Prof. Dr. Patricia Kraft, Academic Director of the bachelor’s program in International Business at MBS has this advice: “Don’t pass up this opportunity to make a good impression in your job interview. Think of two or three good projects ahead of time – ideally projects that you can directly link to the profile of the job you want. This allows your potential new employer to see the skills you already have in this field. It’s important to explain this as clearly, concisely and incisively as possible. The STAR (Situation, Task, Action, Result) method can work well here. Outline the initial situation, describe the precise task, explain the steps you took in successfully managing the problem, and – crucially – the results you achieved, complete with specific, measurable outcomes.”
21. What parts of your studies/education have you enjoyed most/least and why?
Once again, Prof. Dr. Patricia Kraft recommends being honest: “Try not to simply outline topics and content from your studies that you feel your prospective employer wants to hear based on the job profile. Instead, describe your favorite topics, or the topics you found challenging, in each case providing coherent reasoning. In addition to subject-specific aspects, this might include the lecturer’s teaching style, the lectures themselves, discussions in seminars or case studies you have discussed.”
22. What relevant IT-related skills do you have? (i.e. software, programs)
Here’s a tip from business expert Stephanie Stangl: “This is a good opportunity to talk about certificates you’ve earned.* You can also refer to programs you’ve used in the course of your work. Above all, make sure the mention programs that are listed in the job description or could be relevant to the advertised position. Try to describe your knowledge as objectively as possible.”
* This also applies to a question about language skills.
23. Do you have a role model? Is there anyone who has had a particular impact on your career to date?

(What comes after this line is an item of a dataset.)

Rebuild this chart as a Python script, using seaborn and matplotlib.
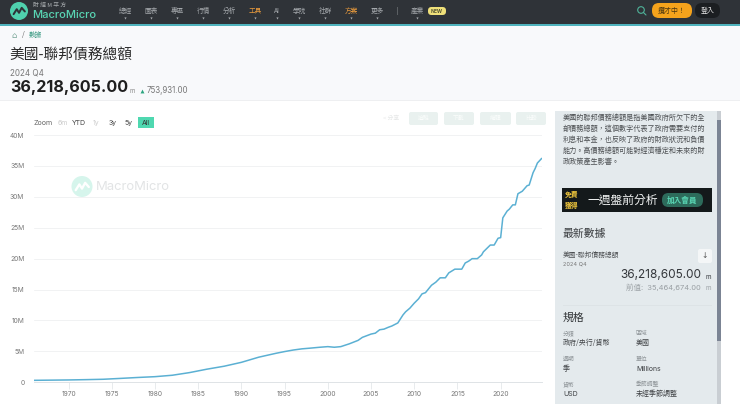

Kristina Hiltmair, HR Manager at MBS, explains: “People give very different answers to this question. They might name their parents or other family members, careers advisors, former colleagues or managers. You should describe how and why this person shaped you by underlining specific qualities or characteristics, or pointing to a turning point in your career. This helps recruiters to understand you better as an individual and gain an insight into your mindset.”
Interview Questions Regarding Your Career Plans
24. Where do you see your career going?
Prof. Dr. Heiko Seif has some sage advice: “There are two decisive steps in this answer. First, talk about your next, short-term career goals; second, outline the steps you intend to take as part of your long-term development. Explain how you plan to achieve these goals and make it clear that the job you’ve applied for is the perfect path to this. Take care not to go into too much detail as far as the future is concerned. Ultimately, you don’t want to give the impression that you might want to leave the company in the near future.”
25. Where do you see yourself in ten years?
Here’s a tip from Kristina Hiltmair from the MBS HR department: “Answering this question requires a degree of tact. Consider why the recruiter has asked you this question. Are they trying to assess your ambition or your loyalty? However you interpret the question, your answer should not give the impression that you’re only using this job as a stepping stone to reach another position or another company.”
Surprise, Stress and Brainteaser Interview Questions
26. Is there anything you did not include in your résumé you feel we should know about you?
Kristina Hiltmair, HR Manager at MBS, has a clear recommendation: “Make sure you have a good answer to this question ready! This is another opportunity to make an impression and catch your interviewer’s attention. Remember that it is often the simplest things – things that may seem banal or trivial to you – that your interviewer might find fascinating or interesting.”